On this Graph documentation page it indicates the content type returned from a sample request that did not specify an encoding. Based on this fragment I think it is safe to assume the default encoding is UTF-8.
Request:
POST https://login.microsoftonline.com/common/oauth2/v2.0/token
Content-Type: application/x-www-form-urlencoded
{
grant_type=authorization_code
&code=AwABAAAA...cZZ6IgAA
&redirect_uri=http%3A%2F%2Flocalhost%2Fmyapp%2F
&resource=https%3A%2F%2Fgraph.microsoft.com%2F
&scope=mail.read
&client\_id=<app ID>
&client\_secret=<app SECRET>
}
Response:
HTTP/1.1 200 OK
Content-Type: application/json; charset=utf-8
@davidmoten Since the IETF has got involved in the JSON spec it has changed a few times. The latest incarnation from late last year is even more restrictive on the use of encodings.
8.1. Character Encoding
JSON text exchanged between systems that are not part of a closed ecosystem MUST be encoded using UTF-8 [RFC3629].
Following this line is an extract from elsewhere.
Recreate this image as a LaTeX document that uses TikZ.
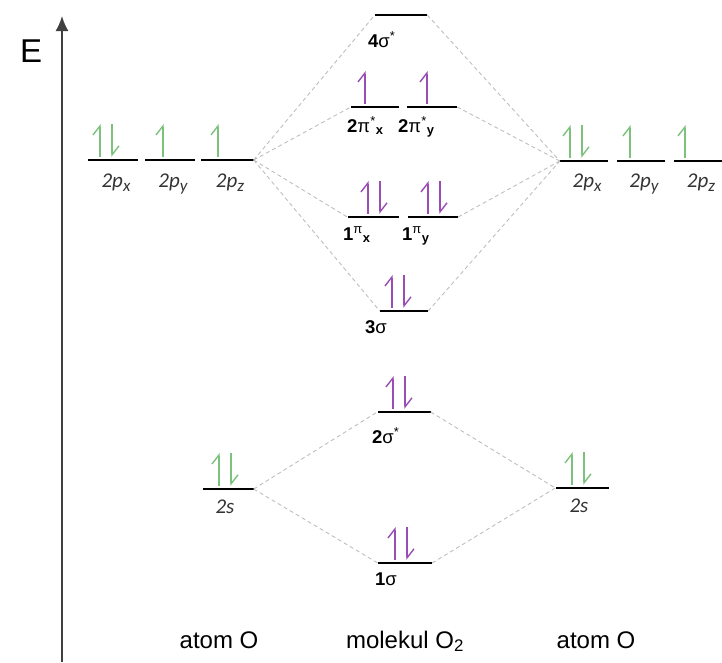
\documentclass[tikz,border=0pt]{standalone}
\usepackage{fontspec}
\setmainfont{Liberation Sans}
\newfontfamily\orbfont{Carlito}
\usetikzlibrary{arrows.meta,positioning}
\definecolor{leaf}{HTML}{7CC27C}
\definecolor{plum}{HTML}{9A4DB4}
\definecolor{ash}{HTML}{BEBEBE}
\tikzset{lvl/.style={fill=black,inner sep=0pt,minimum height=1.8pt,minimum width=#1},lvl/.default=50pt, corr/.style={draw=ash,line width=.9pt,dash pattern=on 4pt off 3pt}, spin/.style={line width=1.4pt,-{Straight Barb[left,length=9pt,width=14pt]}}, aolab/.style={font=\orbfont\itshape\fontsize{21}{21}\selectfont,text=black!80,anchor=base,inner sep=0pt}, molab/.style={font=\fontsize{18.5}{18.5}\selectfont,anchor=base west,inner sep=0pt}, sidelab/.style={font=\fontsize{24}{24}\selectfont,anchor=base,inner sep=0pt}}
\newcommand\spinup[3]{\draw[spin,#3] ([xshift=#2]#1.north) ++(0,-2) -- ++(0,-33);}
\newcommand\spinpair[3]{\draw[spin,#3] ([xshift=#2]#1.north) ++(0,-2) -- ++(0,-33);
 \draw[spin,#3] ([xshift=#2+12]#1.north) ++(0,-35) -- ++(0,33);}
\newcommand\orb[2]{2#1\raisebox{-.22em}{\fontsize{17}{17}\selectfont #2}}
\newcommand\starsub[1]{\textsuperscript{*}\textsubscript{\textbf{#1}}}
\begin{document}
\begin{tikzpicture}[x=1pt,y=-1pt]
\useasboundingbox (0,0) rectangle (722,662);
% energy axis
\coordinate (axbot) at (62,662);
\coordinate (axtop) at (62,16);
\draw[black!75,line width=1.8pt,-{Latex[length=15pt,width=13pt]}] (axbot) -- (axtop);
\node[font=\fontsize{33}{33}\selectfont,anchor=base west,inner sep=0pt] (en) at (20,62) {E};
% atomic levels
\node[lvl] (lpx) at (113,160) {};
\node[lvl] (lpy) at (170,160) {};
\node[lvl=53pt] (lpz) at (227,160) {};
\node[lvl=48pt] (rpx) at (584,161) {};
\node[lvl=48pt] (rpy) at (641,161) {};
\node[lvl=48pt] (rpz) at (698,161) {};
\node[lvl=51pt] (ls) at (228,489) {};
\node[lvl=53pt] (rs) at (582,488) {};
% molecular levels
\node[lvl=52pt] (s4) at (401,15) {};
\node[lvl=48pt] (pi2x) at (375,107) {};
\node[lvl] (pi2y) at (432,107) {};
\node[lvl=51pt] (pi1x) at (373,217) {};
\node[lvl] (pi1y) at (433,217) {};
\node[lvl=48pt] (s3) at (404,311) {};
\node[lvl=53pt] (s2) at (404,412) {};
\node[lvl=54pt] (s1) at (405,563) {};
% correlation lines
\foreach \m in {s4,pi2x,pi1x,s3} \draw[corr] (lpz.east) -- (\m.west);
\foreach \m in {s4,pi2y,pi1y,s3} \draw[corr] (\m.east) -- (rpx.west);
\foreach \m in {s2,s1} {\draw[corr] (ls.east) -- (\m.west); \draw[corr] (\m.east) -- (rs.west);}
% electrons
\spinpair{lpx}{-13}{leaf} \spinup{lpy}{-7}{leaf} \spinup{lpz}{-9}{leaf}
\spinpair{rpx}{-14}{leaf} \spinup{rpy}{-11}{leaf} \spinup{rpz}{-13}{leaf}
\spinpair{ls}{-9}{leaf} \spinpair{rs}{-10}{leaf}
\spinup{pi2x}{-10}{plum} \spinup{pi2y}{-5}{plum}
\spinpair{pi1x}{-5}{plum} \spinpair{pi1y}{-5}{plum}
\spinpair{s3}{-12}{plum} \spinpair{s2}{-11}{plum} \spinpair{s1}{-10}{plum}
% labels
\node[aolab] (tlpx) at (116,187) {\orb{p}{x}};
\node[aolab] (tlpy) at (173,187) {\orb{p}{y}};
\node[aolab] (tlpz) at (230,187) {\orb{p}{z}};
\node[aolab] (trpx) at (587,187) {\orb{p}{x}};
\node[aolab] (trpy) at (644,187) {\orb{p}{y}};
\node[aolab] (trpz) at (701,187) {\orb{p}{z}};
\node[aolab] (tls) at (225,513) {2s};
\node[aolab] (trs) at (579,512) {2s};
\node[molab] (ts4) at (368,47) {\textbf{4}σ\textsuperscript{*}};
\node[molab] (tpi2x) at (347,132) {\textbf{2}π\starsub{x}};
\node[molab] (tpi2y) at (398,132) {\textbf{2}π\starsub{y}};
\node[molab] (tpi1x) at (343,240) {\textbf{1}\textsuperscript{π}\textsubscript{\textbf{x}}};
\node[molab] (tpi1y) at (402,240) {\textbf{1}\textsuperscript{π}\textsubscript{\textbf{y}}};
\node[molab] (ts3) at (365,333) {\textbf{3}σ};
\node[molab] (ts2) at (372,443) {\textbf{2}σ\textsuperscript{*}};
\node[molab] (ts1) at (375,585) {\textbf{1}σ};
\node[sidelab] (al) at (219,648) {atom O};
\node[sidelab] (mo) at (405,648) {molekul O\textsubscript{2}};
\node[sidelab] (ar) at (596,648) {atom O};
\end{tikzpicture}
\end{document}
Defaulting to UTF-8 seems like the right thing to do for Microsoft Graph.
@darrelmiller agreed. Thanks for the updated spec, that's interesting.
This issue is fixed with PR: https://github.com/microsoftgraph/msgraph-sdk-java/pull/109
Expected behavior
in DefaultHttpProvider#sendRequestInternal line 257
change body String to byte using
String#getBytes
it depends onplatform's default charset
I use utf-8 and it may not work properly depending on the platform environment.
It would be better if could set up in DefaultClientConfig.